Dryden Brings Sense To The Table

Nothing like an NHL legend like Ken Dryden to weigh in with some god dang reason and intelligence.

This article exposes once and for all the NHL is run by "brain dead" drones.

In one part of it, Dryden talks about the "nature of the game." My cousin and I talked about this very subject only last night and how using this argument is a myth. Games evolve and the "meant to be played" line is hollow bs. I hear that in soccer over and over. That this team and that team play it like it was "meant to be played."

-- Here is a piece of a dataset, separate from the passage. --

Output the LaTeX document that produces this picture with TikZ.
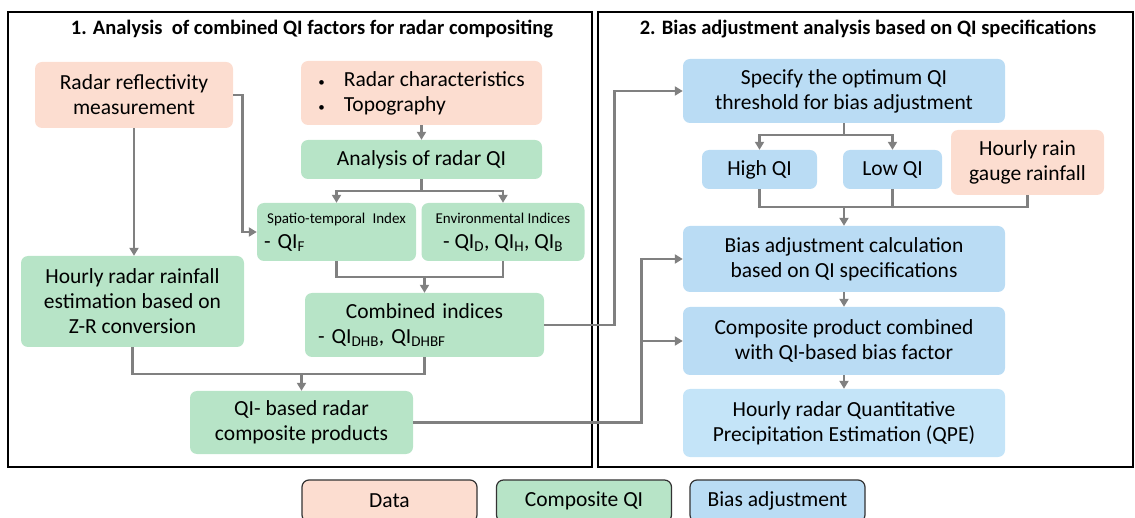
\documentclass[tikz,border=0pt]{standalone}
\usepackage{fontspec}
\setmainfont{Carlito}
\usetikzlibrary{arrows.meta,positioning,calc}

\definecolor{datafill}{HTML}{FCDDD0}
\definecolor{qifill}{HTML}{B7E4C7}
\definecolor{biasfill}{HTML}{BADCF4}
\definecolor{qpefill}{HTML}{C4E4F8}
\definecolor{linkgray}{HTML}{808080}

\newcommand{\smallbul}{{\fontsize{13}{13}\selectfont\textbullet}\hspace{19pt}}

\begin{document}
\begin{tikzpicture}[x=1pt, y=-1pt,
    every node/.style={font=\fontsize{21.5}{25}\selectfont, inner sep=0pt, align=center},
    box/.style={rectangle, rounded corners=7pt},
    data/.style={box, fill=datafill},
    cqi/.style={box, fill=qifill},
    bias/.style={box, fill=biasfill},
    panel/.style={draw=black, line width=2pt},
    link/.style={draw=linkgray, line width=2.6pt},
    arr/.style={link, -{Triangle[length=8pt,width=9pt]}},
    key/.style={box, draw=black!80, line width=1.2pt, minimum width=175pt, minimum height=42pt}
]
\useasboundingbox (0,0) rectangle (1135,518);

% the two panels
\draw[panel] (8,12) rectangle (592,467);
\draw[panel] (598,12) rectangle (1133,467);
\node[font=\fontsize{20.5}{24}\selectfont\bfseries] (t1) at (312,29) {1. Analysis\ \ of combined QI factors for radar compositing};
\node[font=\fontsize{20.5}{24}\selectfont\bfseries] (t2) at (868,29) {2. Bias adjustment analysis based on QI specifications};

% left panel
\node[data, minimum width=198pt, minimum height=66pt] (refl) at (134,95) {Radar reflectivity\\measurement};
\node[data, minimum width=241pt, minimum height=64pt, align=left] (char) at (421.5,93)
    {\smallbul Radar characteristics\\\smallbul Topography};
\node[cqi, minimum width=241pt, minimum height=39pt] (ana) at (421.5,159.5) {Analysis of radar QI};
\node[cqi, minimum width=159pt, minimum height=58pt, text width=145pt, align=left] (spt) at (336.5,232)
    {\makebox[145pt]{\fontsize{15}{17}\selectfont Spatio-temporal Index}\\- QI\textsubscript{F}};
\node[cqi, minimum width=163pt, minimum height=58pt] (env) at (503,232)
    {{\fontsize{15}{17}\selectfont Environmental Indices}\\- QI\textsubscript{D}, QI\textsubscript{H}, QI\textsubscript{B}};
\node[cqi, minimum width=223pt, minimum height=91pt] (hrr) at (132.5,301.5)
    {Hourly radar rainfall\\estimation based on\\Z-R conversion};
\node[cqi, minimum width=239pt, minimum height=64pt, text width=213pt, align=left] (comb) at (424.5,325)
    {\makebox[213pt]{Combined indices}\\- QI\textsubscript{DHB}, QI\textsubscript{DHBF}};
\node[cqi, minimum width=223pt, minimum height=63pt] (qib) at (301.5,422.5) {QI- based radar\\composite products};

% right panel
\node[bias, minimum width=322pt, minimum height=64pt] (spec) at (844,91) {Specify the optimum QI\\threshold for bias adjustment};
\node[bias, minimum width=115pt, minimum height=39pt] (high) at (759.5,169.5) {High QI};
\node[bias, minimum width=99pt, minimum height=39pt] (low) at (892.5,169.5) {Low QI};
\node[data, minimum width=153pt, minimum height=65pt] (gauge) at (1027.5,162.5) {Hourly rain\\gauge rainfall};
\node[bias, minimum width=322pt, minimum height=66pt] (bcal) at (844,259) {Bias adjustment calculation\\based on QI specifications};
\node[bias, minimum width=322pt, minimum height=68pt] (cprod) at (844,341) {Composite product combined\\with QI-based bias factor};
\node[box, fill=qpefill, minimum width=322pt, minimum height=68pt] (qpe) at (844,423) {Hourly radar Quantitative\\Precipitation Estimation (QPE)};

% junctions
\coordinate (j1) at (421.5,191);
\coordinate (j2) at (424.5,277);
\coordinate (j3) at (301.5,374);
\coordinate (j4) at (844,135);
\coordinate (j5) at (844,207);

% connectors, left
\draw[arr] (refl.south) -- (refl.south |- hrr.north);
\draw[arr] (refl.east) -- ++(9,0) |- (spt.west);
\draw[arr] (char) -- (ana);
\draw[link] (ana.south) -- (j1);
\draw[arr] (j1) -| (spt.north);
\draw[arr] (j1) -| (env.north);
\draw[link] (spt.south) |- (j2) -| (env.south);
\draw[arr] (j2) -- (comb.north);
\draw[link] (hrr.south) |- (j3) -| (comb.south);
\draw[arr] (j3) -- (qib.north);

% connectors across the panels
\draw[arr] (comb.east) -- ++(70,0) |- (spec.west);
\draw[arr] (qib.east) -- ++(228,0) |- (bcal.west);
\draw[arr] (qib.east) ++(228,0) |- (cprod.west);

% connectors, right
\draw[link] (spec.south) -- (j4);
\draw[arr] (j4) -| (high.north);
\draw[arr] (j4) -| (low.north);
\draw[link] (high.south) |- (j5) -| (gauge.south);
\draw[link] (low.south) -- (low.south |- j5);
\draw[arr] (j5) -- (bcal.north);
\draw[arr] (bcal) -- (cprod);
\draw[arr] (cprod) -- (qpe);

% legend
\node[key, fill=datafill] (k1) at (389.5,501) {Data};
\node[key, fill=qifill] (k2) at (584,501) {Composite QI};
\node[key, fill=biasfill] (k3) at (777.5,501) {Bias adjustment};
\end{tikzpicture}
\end{document}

Hogwash. From the onset, the game was blessed with great tacticians and countries who instilled their own interpretations of the game. We confuse and believe what it "aesthetically" pleasing with a "true" interpretation of the game. It's a fallacy.

From the 1920s on, England, Scotland, Austria, Hungary, Uruguay, Italy, Brazil, Germany, Argentina, and Holland all offered their brand of soccer reflecting the specific realities of their players and national thinking. None is more true than the other. Still more nations are represented when great managers left an imprint on the game.

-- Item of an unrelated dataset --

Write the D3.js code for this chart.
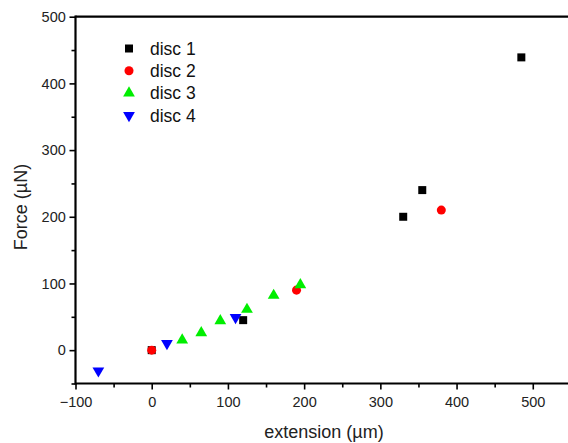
<!DOCTYPE html>
<html><head><meta charset="utf-8">
<script src="https://cdn.jsdelivr.net/npm/d3@7/dist/d3.min.js"></script>
<style>body{margin:0;background:#fff;}svg{display:block;font-family:"Liberation Sans",Arial,sans-serif;}</style>
</head><body>
<svg id="c" width="568" height="443"></svg>
<script>
const xTicks = [-100, 0, 100, 200, 300, 400, 500];
const yTicks = [0, 100, 200, 300, 400, 500];
const seriesNames = ["disc 1", "disc 2", "disc 3", "disc 4"];
const disc1X = [0, 120, 330, 355, 485];
const disc1Y = [0, 45, 200, 240, 439];
const disc2X = [0, 190, 380];
const disc2Y = [0, 90, 210];
const disc3X = [40, 65, 90, 125, 160, 195];
const disc3Y = [15, 26, 44, 61, 82, 98];
const disc4X = [-70, 20, 110];
const disc4Y = [-31, 10, 49];

const svg = d3.select("#c");
const x = d3.scaleLinear().domain([-100, 560]).range([75.5, 578.5]);
const y = d3.scaleLinear().domain([-50, 500]).range([383.5, 16.7]);

const series = [
  {name: seriesNames[0], xs: disc1X, ys: disc1Y, color: "#000000", sym: d3.symbolSquare, size: 64, rot: 0},
  {name: seriesNames[1], xs: disc2X, ys: disc2Y, color: "#ff0000", sym: d3.symbolCircle, size: 64, rot: 0},
  {name: seriesNames[2], xs: disc3X, ys: disc3Y, color: "#00ee00", sym: d3.symbolTriangle, size: 60, rot: 0},
  {name: seriesNames[3], xs: disc4X, ys: disc4Y, color: "#0000ff", sym: d3.symbolTriangle, size: 60, rot: 180}
];

// axes
const xAxis = d3.axisBottom(x).tickValues(xTicks).tickSize(6).tickFormat(d3.format("d"));
const xMinor = d3.axisBottom(x).tickValues([-50, 50, 150, 250, 350, 450, 550]).tickSize(4).tickFormat("");
const yAxis = d3.axisLeft(y).tickValues(yTicks).tickSize(6).tickFormat(d3.format("d"));
const yMinor = d3.axisLeft(y).tickValues([-50, 50, 150, 250, 350, 450]).tickSize(4).tickFormat("");

function styleAxis(g){
  g.select(".domain").remove();
  g.selectAll(".tick line").attr("stroke", "#000").attr("stroke-width", 1.6);
  g.selectAll(".tick text").attr("fill", "#222").style("font-size", "14.5px").style("font-family", '"Liberation Sans",Arial,sans-serif');
}
svg.append("g").attr("transform", `translate(0,${y(-50)})`).call(xAxis).call(styleAxis)
  .selectAll(".tick text").attr("dy", "1.0em");
svg.append("g").attr("transform", `translate(0,${y(-50)})`).call(xMinor).call(styleAxis);
svg.append("g").attr("transform", `translate(${x(-100)},0)`).call(yAxis).call(styleAxis)
  .selectAll(".tick text").attr("dx", "-0.05em");
svg.append("g").attr("transform", `translate(${x(-100)},0)`).call(yMinor).call(styleAxis);

// frame lines (left, bottom, top)
svg.append("line").attr("x1", x(-100)).attr("x2", 568).attr("y1", y(-50)).attr("y2", y(-50)).attr("stroke", "#000").attr("stroke-width", 2.2);
svg.append("line").attr("x1", x(-100)).attr("x2", 568).attr("y1", y(500)).attr("y2", y(500)).attr("stroke", "#000").attr("stroke-width", 2.2);
svg.append("line").attr("x1", x(-100)).attr("x2", x(-100)).attr("y1", y(500) - 1.1).attr("y2", y(-50) + 1.1).attr("stroke", "#000").attr("stroke-width", 2.2);

// points
series.forEach(s => {
  const pts = s.xs.map((v, i) => [v, s.ys[i]]);
  svg.append("g").selectAll("path").data(pts).join("path")
    .attr("d", d3.symbol().type(s.sym).size(s.size))
    .attr("transform", d => `translate(${x(d[0])},${y(d[1])}) rotate(${s.rot})`)
    .attr("fill", s.color);
});

// legend
const legend = svg.append("g");
series.forEach((s, i) => {
  const ly = 48.5 + i * 22.3;
  legend.append("path").attr("d", d3.symbol().type(s.sym).size(s.size))
    .attr("transform", `translate(129,${ly}) rotate(${s.rot})`).attr("fill", s.color);
  legend.append("text").attr("x", 150).attr("y", ly).attr("dy", "0.36em")
    .style("font-size", "17.5px").attr("fill", "#111").text(s.name);
});

// axis titles
svg.append("text").attr("x", 324).attr("y", 438).attr("text-anchor", "middle")
  .style("font-size", "18px").attr("fill", "#222").text("extension (\u00b5m)");
svg.append("text").attr("transform", `translate(27,207) rotate(-90)`).attr("text-anchor", "middle")
  .style("font-size", "18px").attr("fill", "#222").text("Force (\u00b5N)");
</script>
</body></html>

To me open, fluid soccer is equal to a counter-attacking style to a "total football" one. Each demands talent be used and deployed in different ways. Brazil mastered the art of the fluid, Italy counter-attack and Holland 'total.' FYI.

I digress.

Dryden says:

Hockey began in Montreal in 1875 because some rugby players wanted a game for the wintertime, and they wanted to hit each other. But the rugby players couldn't skate very fast, their bodies were smaller than ours are today, and they were playing on a smaller ice surface where they had little room to pick up momentum. With no substitutions allowed, the game moved at coasting speed.



Bigger ice surfaces changed the nature of the game; so did the forward pass; so did boards and glass; so did substitutions, shorter shifts and bigger bodies. Helmeted players in today's game are far more vulnerable to serious head injury than helmet-less players were in generations ago.

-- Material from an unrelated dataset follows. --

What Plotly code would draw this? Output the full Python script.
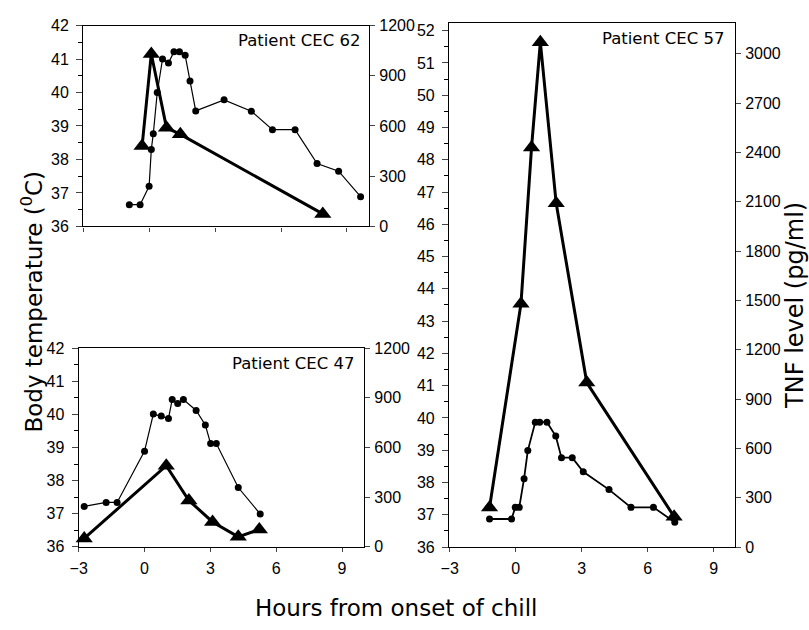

We choose to ignore the fact that the “nature” of any game is always changing. Today's hockey – in terms of speed, skill, style of play and force of impact – is almost unrecognizable from hockey 50 years ago, let alone 100. Likewise, helmets, facemasks, 300-plus-pound players and off-field, year-round training have transformed football."

I'm not a fan of the "wrong side of history" assertion (Obama recently used it in regards to Libya), but in some cases I'm willing to make an exception.

The NHL is on the wrong side of history. Worse, its logic and excuses for defending what is no longer defensible, it only cements the view the NHL needs to put more "progressive" minds in their ranks.

***

About the pic. Dryden's iconic stance between whistles. Dude was thinking all along.